Violenza sulle donne: smettiamola di essere in-difesa. Passiamo all’attacco

La violenza contro le donne e i loro figli, la cultura machista e la via dell’abuso per mettere a tacere autonomie e dignità sono il nuovo autoritarismo di questa società. Occorre fare nascere una Resistenza civile e negli organismi che costituiscono il sistema di presa in carico e dell’informazione. Occorre scegliere da che parte stare, come esseri umani e professionisti.

Aumentano le denunce, se ne parla di più, le piazze si riempiono e le reti si fortificano. Ma non basta, anzi sembra quasi che ormai la violenza sulle donne e i loro figli sia diventata inarrestabile. Non ci sto ma sono piena di rabbia e sgomento. E piena di interrogativi su cosa sia più incisivo per arginare questo stillicidio.

Nessuno mi farà ricredere sul fatto che  l’educazione dei giovani al rispetto dell’altro (uomo o donna) sia il miglior anticorpo, ma gli uomi di oggi chi li ferma? mi appello a tutti i soggetti preposti nell’ambito della sicurezza, della giustizia, dell’assistenza sociale: siate un passo avanti agli iter, alla prassi, alle procedura, siate un passo più vicino alle donne.

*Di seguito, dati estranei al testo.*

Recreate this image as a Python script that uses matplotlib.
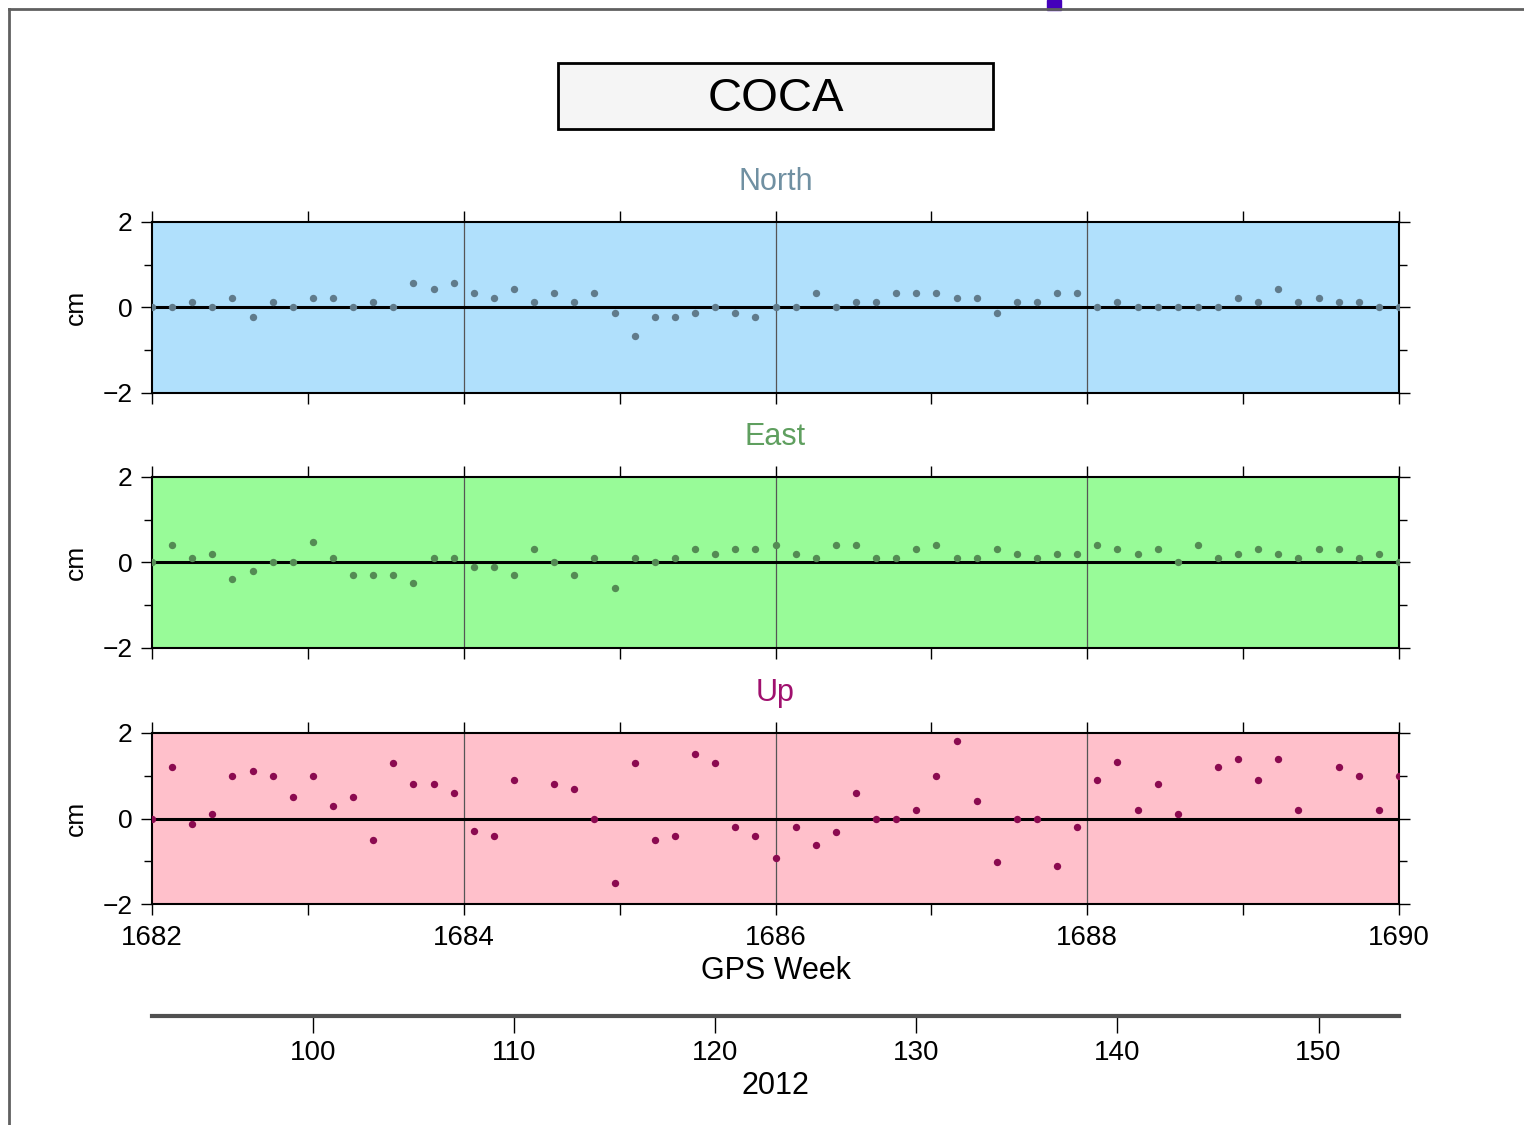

Guardandovi allo specchio dovete vedere non voi stessi ma quelle donne che hanno chiesto aiuto, hanno avuto fiducia nel sistema e non devono essere deluse. Ne va della loro vita e di quella dei loro bimbi. E dovete vedere riflesse anche quelle donne che sono ancora in silenzio e ascoltando la cronaca si convincono ancora di più a non dire basta. Per paura del dopo.

Se la politica sta attraversando uno dei periodi più bui per l’autodeterminazione delle donne, la tutela dei minori, la difesa della dignità umana e il sostegno ai centri antiviolenza, non vuol dire che dobbiamo perdere lucidità. Le piazze sono importanti ma le aule di tribunale, i commissariati, le stanze degli assistenti sociali ancora di più. Sentite questa responsabilità prima ancora che come autorità ed operatori, come cittadini di un Paese (e non solo il nostro) che non crede alle donne, che per abusi, stupri o maltrattamenti prima punta il dito sulla vittima e poi (forse) punisce l’aggressore.

E anche noi giornalisti/e smettiamola di rincorrere ricostruzioni che strizzano l’occhio alle cronache pruriginose. “I futili motivi, la banale lite, il ci sono scappati insulti, la motivazione passionale, i raptus e la gelosia, il non sostenere la situazione, il sentirsi sottostimato come uomo, il non accettare il tradimento”… niente di questo è più ammissibile come linguaggio e resoconto delle violenze. Non prestiamo il fianco ad una deriva sociale che anche noi abbiamo il dovere di arginare per ricostruire una narrazione che (anche questa) renda giustizia, a chi uscendo dall’ombra è preda non solo di maltrattamenti fisici e psicologici ma anche sociali e pubblici. E vive da sopravvissuta (per quanto?) tutti i giorni.